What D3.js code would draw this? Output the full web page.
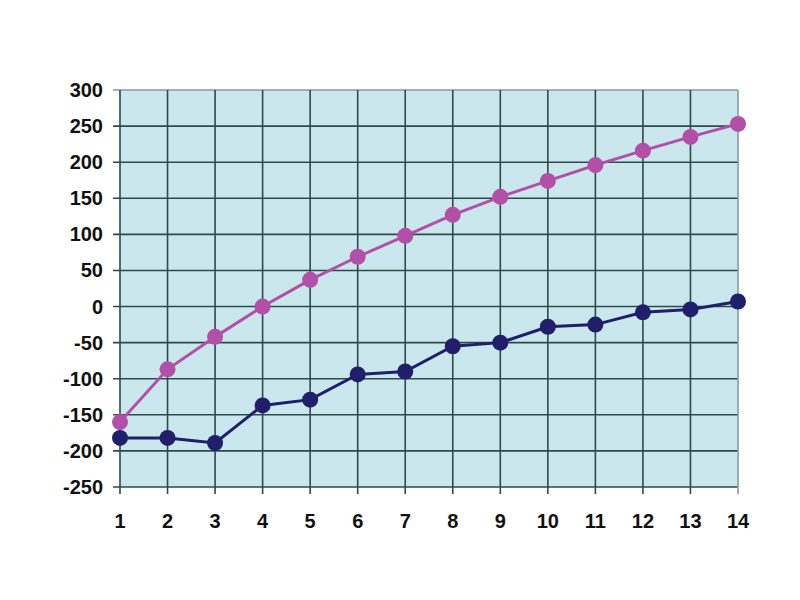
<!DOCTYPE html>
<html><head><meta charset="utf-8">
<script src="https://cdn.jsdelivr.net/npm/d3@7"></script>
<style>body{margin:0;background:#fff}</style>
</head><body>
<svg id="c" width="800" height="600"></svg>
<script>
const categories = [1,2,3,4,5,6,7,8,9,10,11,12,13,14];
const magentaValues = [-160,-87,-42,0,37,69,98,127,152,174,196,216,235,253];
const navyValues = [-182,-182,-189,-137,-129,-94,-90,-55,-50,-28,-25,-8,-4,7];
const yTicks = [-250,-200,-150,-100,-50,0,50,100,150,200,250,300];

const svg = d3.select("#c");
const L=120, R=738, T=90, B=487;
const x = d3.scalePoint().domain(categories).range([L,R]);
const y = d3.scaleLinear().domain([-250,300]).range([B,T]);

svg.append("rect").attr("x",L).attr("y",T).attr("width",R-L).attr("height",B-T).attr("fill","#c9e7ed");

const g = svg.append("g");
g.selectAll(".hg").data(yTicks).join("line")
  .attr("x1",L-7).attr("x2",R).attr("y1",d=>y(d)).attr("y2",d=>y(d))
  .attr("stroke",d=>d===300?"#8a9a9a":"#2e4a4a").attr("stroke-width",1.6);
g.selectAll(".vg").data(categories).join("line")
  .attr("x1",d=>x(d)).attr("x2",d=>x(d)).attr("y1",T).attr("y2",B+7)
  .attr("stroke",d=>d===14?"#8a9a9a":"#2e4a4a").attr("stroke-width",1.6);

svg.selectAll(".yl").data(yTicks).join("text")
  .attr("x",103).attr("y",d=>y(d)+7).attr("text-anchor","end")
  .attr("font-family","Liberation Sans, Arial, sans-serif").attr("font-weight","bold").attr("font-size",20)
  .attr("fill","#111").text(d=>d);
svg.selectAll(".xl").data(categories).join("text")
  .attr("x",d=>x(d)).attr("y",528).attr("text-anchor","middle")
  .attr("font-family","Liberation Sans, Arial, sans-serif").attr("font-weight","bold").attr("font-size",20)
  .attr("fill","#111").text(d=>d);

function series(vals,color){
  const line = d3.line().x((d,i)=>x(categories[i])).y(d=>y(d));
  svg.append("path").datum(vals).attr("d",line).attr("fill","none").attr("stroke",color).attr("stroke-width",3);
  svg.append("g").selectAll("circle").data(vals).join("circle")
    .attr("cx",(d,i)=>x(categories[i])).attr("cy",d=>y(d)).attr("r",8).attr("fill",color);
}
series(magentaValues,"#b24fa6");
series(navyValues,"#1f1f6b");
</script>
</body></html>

* [What needs to be done]
Please set down each line of the data above exactly as written, without the pictures.

* [Finished task]
What D3.js code would draw this? Output the full web page.
<!DOCTYPE html>
<html><head><meta charset="utf-8">
<script src="https://cdn.jsdelivr.net/npm/d3@7"></script>
<style>body{margin:0;background:#fff}</style>
</head><body>
<svg id="c" width="800" height="600"></svg>
<script>
const categories = [1,2,3,4,5,6,7,8,9,10,11,12,13,14];
const magentaValues = [-160,-87,-42,0,37,69,98,127,152,174,196,216,235,253];
const navyValues = [-182,-182,-189,-137,-129,-94,-90,-55,-50,-28,-25,-8,-4,7];
const yTicks = [-250,-200,-150,-100,-50,0,50,100,150,200,250,300];

const svg = d3.select("#c");
const L=120, R=738, T=90, B=487;
const x = d3.scalePoint().domain(categories).range([L,R]);
const y = d3.scaleLinear().domain([-250,300]).range([B,T]);

svg.append("rect").attr("x",L).attr("y",T).attr("width",R-L).attr("height",B-T).attr("fill","#c9e7ed");

const g = svg.append("g");
g.selectAll(".hg").data(yTicks).join("line")
  .attr("x1",L-7).attr("x2",R).attr("y1",d=>y(d)).attr("y2",d=>y(d))
  .attr("stroke",d=>d===300?"#8a9a9a":"#2e4a4a").attr("stroke-width",1.6);
g.selectAll(".vg").data(categories).join("line")
  .attr("x1",d=>x(d)).attr("x2",d=>x(d)).attr("y1",T).attr("y2",B+7)
  .attr("stroke",d=>d===14?"#8a9a9a":"#2e4a4a").attr("stroke-width",1.6);

svg.selectAll(".yl").data(yTicks).join("text")
  .attr("x",103).attr("y",d=>y(d)+7).attr("text-anchor","end")
  .attr("font-family","Liberation Sans, Arial, sans-serif").attr("font-weight","bold").attr("font-size",20)
  .attr("fill","#111").text(d=>d);
svg.selectAll(".xl").data(categories).join("text")
  .attr("x",d=>x(d)).attr("y",528).attr("text-anchor","middle")
  .attr("font-family","Liberation Sans, Arial, sans-serif").attr("font-weight","bold").attr("font-size",20)
  .attr("fill","#111").text(d=>d);

function series(vals,color){
  const line = d3.line().x((d,i)=>x(categories[i])).y(d=>y(d));
  svg.append("path").datum(vals).attr("d",line).attr("fill","none").attr("stroke",color).attr("stroke-width",3);
  svg.append("g").selectAll("circle").data(vals).join("circle")
    .attr("cx",(d,i)=>x(categories[i])).attr("cy",d=>y(d)).attr("r",8).attr("fill",color);
}
series(magentaValues,"#b24fa6");
series(navyValues,"#1f1f6b");
</script>
</body></html>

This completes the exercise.